— WHAT THE EXERCISE ASKS —
Tally the lines of the listing that contain the string "with". Give the number and nothing else.

— DATA SHOWN —
▼

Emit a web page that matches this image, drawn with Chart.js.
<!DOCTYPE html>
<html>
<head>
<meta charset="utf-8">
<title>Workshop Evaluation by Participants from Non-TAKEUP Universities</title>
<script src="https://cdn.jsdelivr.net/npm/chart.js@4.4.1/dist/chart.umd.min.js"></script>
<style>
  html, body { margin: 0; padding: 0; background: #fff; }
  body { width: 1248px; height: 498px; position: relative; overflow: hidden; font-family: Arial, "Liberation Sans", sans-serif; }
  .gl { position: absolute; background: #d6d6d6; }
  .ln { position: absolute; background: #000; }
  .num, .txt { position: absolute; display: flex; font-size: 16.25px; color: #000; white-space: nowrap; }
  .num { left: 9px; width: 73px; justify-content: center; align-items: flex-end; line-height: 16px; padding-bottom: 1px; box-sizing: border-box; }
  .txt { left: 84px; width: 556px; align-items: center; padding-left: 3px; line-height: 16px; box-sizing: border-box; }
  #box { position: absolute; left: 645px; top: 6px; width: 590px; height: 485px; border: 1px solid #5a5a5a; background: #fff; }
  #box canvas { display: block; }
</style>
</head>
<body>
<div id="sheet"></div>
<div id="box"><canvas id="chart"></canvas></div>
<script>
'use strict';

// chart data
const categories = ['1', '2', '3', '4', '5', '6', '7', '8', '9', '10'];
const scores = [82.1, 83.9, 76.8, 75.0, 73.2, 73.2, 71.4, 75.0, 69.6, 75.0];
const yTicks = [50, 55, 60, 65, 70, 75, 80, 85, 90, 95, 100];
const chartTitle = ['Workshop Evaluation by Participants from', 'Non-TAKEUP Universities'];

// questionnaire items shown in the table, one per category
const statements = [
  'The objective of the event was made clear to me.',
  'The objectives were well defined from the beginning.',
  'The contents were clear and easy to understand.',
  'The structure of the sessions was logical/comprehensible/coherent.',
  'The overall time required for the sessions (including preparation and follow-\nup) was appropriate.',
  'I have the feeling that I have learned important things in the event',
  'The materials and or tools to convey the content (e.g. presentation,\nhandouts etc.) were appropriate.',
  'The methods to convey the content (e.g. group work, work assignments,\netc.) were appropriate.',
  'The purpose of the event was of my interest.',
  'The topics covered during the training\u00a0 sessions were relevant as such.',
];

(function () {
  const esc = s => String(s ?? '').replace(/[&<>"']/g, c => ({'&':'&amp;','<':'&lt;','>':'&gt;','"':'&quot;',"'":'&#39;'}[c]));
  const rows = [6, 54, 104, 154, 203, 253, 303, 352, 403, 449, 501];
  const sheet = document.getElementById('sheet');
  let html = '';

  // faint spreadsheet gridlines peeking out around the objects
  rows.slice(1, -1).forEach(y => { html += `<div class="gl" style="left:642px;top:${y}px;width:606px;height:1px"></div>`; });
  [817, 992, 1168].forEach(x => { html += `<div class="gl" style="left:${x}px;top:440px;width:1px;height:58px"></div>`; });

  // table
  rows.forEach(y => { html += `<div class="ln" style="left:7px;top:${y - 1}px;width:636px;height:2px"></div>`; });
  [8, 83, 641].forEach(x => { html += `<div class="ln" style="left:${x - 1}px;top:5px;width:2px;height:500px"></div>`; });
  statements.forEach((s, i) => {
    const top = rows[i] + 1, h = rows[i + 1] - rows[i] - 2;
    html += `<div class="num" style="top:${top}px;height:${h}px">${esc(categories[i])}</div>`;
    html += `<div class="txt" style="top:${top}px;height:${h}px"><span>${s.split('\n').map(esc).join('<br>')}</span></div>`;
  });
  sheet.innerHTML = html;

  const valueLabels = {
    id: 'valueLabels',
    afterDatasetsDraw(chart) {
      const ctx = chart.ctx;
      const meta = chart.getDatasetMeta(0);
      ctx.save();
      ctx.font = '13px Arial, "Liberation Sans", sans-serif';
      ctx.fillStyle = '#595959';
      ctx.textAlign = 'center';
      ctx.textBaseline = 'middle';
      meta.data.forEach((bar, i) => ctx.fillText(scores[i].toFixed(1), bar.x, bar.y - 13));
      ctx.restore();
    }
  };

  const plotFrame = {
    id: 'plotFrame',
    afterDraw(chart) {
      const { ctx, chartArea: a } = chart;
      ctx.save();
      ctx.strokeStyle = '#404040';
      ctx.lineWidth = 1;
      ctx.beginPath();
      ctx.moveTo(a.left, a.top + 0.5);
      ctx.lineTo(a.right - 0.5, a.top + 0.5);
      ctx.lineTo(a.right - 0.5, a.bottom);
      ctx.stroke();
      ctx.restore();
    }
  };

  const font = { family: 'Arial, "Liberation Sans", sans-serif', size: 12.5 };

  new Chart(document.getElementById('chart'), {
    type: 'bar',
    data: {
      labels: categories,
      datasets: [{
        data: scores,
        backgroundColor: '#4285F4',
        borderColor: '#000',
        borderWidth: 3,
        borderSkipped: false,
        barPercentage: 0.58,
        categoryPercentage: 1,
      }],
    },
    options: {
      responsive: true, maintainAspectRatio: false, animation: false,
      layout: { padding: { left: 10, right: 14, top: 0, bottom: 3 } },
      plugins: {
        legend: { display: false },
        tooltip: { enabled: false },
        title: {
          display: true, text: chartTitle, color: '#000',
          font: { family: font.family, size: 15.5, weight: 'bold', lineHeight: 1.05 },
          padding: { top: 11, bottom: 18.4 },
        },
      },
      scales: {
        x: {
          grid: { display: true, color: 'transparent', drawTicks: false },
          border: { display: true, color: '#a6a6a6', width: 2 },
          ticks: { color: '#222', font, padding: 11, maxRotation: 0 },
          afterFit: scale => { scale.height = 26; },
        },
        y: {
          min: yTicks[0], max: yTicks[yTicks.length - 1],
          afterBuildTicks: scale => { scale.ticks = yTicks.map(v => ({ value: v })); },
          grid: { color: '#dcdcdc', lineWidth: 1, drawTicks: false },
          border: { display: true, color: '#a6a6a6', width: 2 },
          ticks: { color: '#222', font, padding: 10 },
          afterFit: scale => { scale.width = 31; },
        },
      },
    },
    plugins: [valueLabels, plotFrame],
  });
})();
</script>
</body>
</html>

▲
▼

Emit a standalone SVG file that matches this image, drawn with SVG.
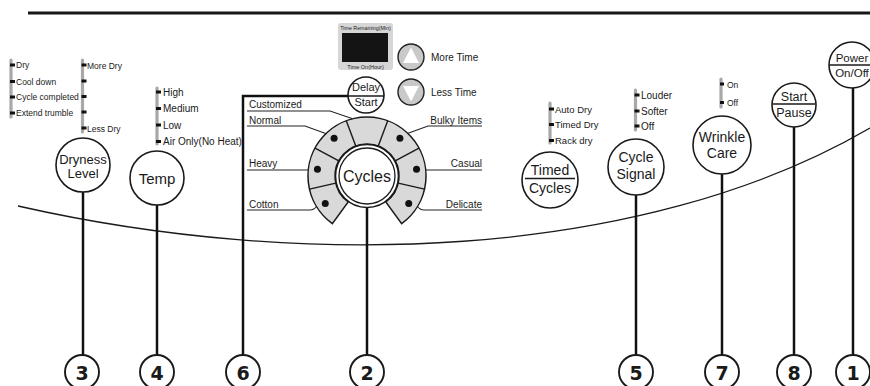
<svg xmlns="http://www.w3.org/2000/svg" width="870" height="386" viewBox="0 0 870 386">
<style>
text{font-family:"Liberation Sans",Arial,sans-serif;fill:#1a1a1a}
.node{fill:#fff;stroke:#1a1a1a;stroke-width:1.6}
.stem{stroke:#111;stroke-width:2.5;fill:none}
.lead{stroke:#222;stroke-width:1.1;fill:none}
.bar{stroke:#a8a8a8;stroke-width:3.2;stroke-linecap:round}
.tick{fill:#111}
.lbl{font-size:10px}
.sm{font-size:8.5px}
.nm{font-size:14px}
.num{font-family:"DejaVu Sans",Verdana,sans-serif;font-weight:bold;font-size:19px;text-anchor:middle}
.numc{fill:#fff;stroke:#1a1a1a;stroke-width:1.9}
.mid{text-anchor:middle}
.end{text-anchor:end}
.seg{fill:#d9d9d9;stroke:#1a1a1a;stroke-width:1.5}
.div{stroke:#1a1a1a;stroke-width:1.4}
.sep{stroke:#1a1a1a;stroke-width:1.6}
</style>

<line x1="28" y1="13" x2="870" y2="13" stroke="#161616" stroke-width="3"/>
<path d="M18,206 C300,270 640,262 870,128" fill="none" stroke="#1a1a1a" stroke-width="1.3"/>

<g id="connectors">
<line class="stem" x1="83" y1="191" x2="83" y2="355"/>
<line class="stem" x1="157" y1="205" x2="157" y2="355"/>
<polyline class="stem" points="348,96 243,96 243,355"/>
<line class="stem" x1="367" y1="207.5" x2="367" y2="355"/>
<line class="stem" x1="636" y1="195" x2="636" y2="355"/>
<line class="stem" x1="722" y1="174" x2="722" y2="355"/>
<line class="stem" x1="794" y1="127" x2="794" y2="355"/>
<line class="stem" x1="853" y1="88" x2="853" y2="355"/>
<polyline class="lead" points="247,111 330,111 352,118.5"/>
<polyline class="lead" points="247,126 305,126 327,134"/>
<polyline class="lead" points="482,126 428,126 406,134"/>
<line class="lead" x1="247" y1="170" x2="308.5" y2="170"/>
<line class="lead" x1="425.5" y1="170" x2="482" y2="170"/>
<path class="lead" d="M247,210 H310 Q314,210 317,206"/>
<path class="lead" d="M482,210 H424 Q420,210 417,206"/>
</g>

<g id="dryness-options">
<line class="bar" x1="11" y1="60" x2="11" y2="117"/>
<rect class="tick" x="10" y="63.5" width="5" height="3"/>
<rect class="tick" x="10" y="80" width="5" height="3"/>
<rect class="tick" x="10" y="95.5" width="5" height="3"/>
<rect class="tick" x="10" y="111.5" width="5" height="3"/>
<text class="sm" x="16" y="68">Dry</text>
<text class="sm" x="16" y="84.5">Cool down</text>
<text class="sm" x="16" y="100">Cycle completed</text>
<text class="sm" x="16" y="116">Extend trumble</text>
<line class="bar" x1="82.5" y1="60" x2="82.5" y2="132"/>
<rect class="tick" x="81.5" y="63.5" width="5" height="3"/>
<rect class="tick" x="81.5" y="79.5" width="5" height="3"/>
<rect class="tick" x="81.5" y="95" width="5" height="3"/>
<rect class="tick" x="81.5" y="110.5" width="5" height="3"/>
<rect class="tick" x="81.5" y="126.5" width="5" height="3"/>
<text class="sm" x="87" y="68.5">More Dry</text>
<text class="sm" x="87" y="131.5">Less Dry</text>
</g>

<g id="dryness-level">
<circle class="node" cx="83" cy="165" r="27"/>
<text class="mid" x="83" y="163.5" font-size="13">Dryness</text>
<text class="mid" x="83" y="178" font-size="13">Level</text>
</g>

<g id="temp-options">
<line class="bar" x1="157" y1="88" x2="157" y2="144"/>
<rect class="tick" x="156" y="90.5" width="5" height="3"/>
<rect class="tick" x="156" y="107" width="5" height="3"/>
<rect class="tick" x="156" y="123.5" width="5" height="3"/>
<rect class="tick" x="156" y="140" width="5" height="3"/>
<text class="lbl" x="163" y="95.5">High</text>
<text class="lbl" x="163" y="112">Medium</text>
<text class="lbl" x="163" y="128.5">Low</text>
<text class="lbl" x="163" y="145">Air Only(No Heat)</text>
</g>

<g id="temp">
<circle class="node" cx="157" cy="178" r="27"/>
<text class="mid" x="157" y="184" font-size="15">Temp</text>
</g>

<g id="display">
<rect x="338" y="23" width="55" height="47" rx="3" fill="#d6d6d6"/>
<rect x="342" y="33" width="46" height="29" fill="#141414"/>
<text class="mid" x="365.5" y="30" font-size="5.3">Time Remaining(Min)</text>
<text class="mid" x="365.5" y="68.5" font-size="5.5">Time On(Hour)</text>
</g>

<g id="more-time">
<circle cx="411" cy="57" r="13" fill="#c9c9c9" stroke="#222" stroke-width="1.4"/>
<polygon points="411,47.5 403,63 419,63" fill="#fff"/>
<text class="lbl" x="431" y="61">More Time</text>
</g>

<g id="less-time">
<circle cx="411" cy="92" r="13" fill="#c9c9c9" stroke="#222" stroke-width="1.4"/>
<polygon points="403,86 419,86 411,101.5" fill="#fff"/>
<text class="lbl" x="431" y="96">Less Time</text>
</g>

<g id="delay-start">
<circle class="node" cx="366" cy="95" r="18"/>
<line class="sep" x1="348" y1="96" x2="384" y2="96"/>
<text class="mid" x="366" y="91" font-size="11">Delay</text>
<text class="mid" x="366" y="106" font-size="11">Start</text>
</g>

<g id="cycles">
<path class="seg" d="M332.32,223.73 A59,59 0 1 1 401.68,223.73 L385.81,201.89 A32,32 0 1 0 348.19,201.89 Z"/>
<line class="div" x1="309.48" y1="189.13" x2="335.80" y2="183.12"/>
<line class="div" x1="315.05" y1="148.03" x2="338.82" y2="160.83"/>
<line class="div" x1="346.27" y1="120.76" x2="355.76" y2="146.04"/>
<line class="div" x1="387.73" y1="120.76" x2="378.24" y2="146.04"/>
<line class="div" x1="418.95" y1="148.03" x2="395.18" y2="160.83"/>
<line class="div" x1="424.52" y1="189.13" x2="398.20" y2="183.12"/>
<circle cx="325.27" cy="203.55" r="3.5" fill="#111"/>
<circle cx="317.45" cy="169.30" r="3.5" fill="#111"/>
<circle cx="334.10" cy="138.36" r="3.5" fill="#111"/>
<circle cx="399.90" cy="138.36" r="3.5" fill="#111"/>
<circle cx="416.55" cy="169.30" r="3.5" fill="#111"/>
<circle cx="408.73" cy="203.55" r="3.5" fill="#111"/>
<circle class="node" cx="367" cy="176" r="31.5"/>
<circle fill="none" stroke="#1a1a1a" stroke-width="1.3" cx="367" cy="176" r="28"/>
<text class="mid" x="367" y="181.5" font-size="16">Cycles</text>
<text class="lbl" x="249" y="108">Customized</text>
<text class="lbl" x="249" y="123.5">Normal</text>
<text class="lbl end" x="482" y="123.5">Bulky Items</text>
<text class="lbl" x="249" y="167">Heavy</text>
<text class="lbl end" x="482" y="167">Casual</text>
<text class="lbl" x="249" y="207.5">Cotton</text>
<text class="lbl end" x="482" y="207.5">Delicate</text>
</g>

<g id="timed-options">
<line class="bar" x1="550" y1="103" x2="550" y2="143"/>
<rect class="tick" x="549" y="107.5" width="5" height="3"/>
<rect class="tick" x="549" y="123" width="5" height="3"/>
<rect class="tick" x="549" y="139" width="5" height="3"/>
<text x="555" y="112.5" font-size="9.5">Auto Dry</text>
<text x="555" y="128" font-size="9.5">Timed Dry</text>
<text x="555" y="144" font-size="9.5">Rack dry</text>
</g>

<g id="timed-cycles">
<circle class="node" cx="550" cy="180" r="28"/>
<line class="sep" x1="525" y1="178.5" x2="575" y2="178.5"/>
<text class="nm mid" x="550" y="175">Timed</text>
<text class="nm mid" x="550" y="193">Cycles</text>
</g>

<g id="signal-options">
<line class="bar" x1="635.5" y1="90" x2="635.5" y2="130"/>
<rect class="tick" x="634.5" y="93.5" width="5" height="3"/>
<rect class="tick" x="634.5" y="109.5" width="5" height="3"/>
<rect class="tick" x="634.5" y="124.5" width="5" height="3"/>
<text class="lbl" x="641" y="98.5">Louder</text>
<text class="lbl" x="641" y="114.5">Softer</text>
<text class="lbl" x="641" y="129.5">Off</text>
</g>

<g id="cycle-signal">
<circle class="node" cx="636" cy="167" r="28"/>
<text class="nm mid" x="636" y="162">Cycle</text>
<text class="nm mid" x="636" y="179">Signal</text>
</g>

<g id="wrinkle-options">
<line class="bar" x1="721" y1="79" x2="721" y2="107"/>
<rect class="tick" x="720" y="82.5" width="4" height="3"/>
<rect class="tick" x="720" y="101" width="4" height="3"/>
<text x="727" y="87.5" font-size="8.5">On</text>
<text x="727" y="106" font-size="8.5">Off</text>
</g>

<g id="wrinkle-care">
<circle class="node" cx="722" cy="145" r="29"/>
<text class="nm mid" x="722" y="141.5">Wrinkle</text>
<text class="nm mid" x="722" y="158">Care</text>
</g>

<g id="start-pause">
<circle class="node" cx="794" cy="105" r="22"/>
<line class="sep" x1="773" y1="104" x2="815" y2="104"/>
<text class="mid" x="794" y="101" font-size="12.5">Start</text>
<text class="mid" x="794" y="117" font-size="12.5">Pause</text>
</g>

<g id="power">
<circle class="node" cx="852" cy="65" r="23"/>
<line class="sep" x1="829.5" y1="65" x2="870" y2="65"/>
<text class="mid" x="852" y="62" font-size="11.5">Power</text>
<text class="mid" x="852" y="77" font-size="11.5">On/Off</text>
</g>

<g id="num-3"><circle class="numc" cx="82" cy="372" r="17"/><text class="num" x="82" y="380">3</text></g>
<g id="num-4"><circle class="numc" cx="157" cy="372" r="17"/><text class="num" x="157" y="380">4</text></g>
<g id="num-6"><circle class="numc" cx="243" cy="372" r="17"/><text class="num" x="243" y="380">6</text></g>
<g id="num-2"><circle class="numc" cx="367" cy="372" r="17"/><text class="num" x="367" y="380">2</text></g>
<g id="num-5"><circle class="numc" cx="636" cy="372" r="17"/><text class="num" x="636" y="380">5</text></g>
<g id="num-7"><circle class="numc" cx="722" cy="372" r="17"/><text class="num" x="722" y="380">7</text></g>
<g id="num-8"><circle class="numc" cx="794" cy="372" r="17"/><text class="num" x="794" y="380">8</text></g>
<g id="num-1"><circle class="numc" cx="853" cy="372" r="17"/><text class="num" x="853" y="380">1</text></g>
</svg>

▲
▼

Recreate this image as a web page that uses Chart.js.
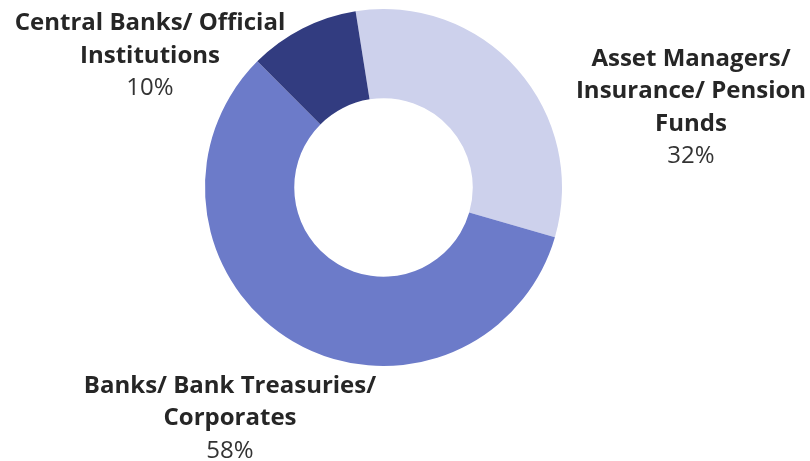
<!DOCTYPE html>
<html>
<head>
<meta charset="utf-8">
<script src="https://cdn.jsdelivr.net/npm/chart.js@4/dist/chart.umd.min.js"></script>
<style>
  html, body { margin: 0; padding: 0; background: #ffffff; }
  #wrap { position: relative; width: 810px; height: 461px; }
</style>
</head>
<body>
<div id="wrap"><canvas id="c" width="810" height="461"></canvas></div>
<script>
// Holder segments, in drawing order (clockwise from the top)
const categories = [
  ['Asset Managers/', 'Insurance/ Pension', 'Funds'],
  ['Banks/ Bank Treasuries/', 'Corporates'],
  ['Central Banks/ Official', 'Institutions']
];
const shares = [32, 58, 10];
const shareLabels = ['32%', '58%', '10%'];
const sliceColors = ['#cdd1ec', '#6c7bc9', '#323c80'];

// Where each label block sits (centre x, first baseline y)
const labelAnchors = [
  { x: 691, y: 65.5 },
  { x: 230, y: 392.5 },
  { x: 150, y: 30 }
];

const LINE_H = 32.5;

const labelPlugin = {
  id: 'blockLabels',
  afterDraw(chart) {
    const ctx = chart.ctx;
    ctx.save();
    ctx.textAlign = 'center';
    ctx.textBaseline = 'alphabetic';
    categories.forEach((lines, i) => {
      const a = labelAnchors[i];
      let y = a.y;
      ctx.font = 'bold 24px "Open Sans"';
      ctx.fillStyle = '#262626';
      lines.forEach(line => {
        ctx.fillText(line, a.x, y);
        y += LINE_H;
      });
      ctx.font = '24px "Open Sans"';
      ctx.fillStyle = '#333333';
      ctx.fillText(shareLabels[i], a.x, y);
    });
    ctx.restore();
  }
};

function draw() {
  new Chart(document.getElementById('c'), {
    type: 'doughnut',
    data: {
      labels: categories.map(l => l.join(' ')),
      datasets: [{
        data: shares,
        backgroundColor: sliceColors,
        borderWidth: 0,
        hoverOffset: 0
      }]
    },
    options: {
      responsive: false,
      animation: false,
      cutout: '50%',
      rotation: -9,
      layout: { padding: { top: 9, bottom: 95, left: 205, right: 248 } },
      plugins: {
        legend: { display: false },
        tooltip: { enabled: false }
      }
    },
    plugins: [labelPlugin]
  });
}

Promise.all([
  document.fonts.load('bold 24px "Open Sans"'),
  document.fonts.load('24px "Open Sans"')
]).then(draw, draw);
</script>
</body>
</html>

▲

— RESULT FOR THIS EXERCISE —
2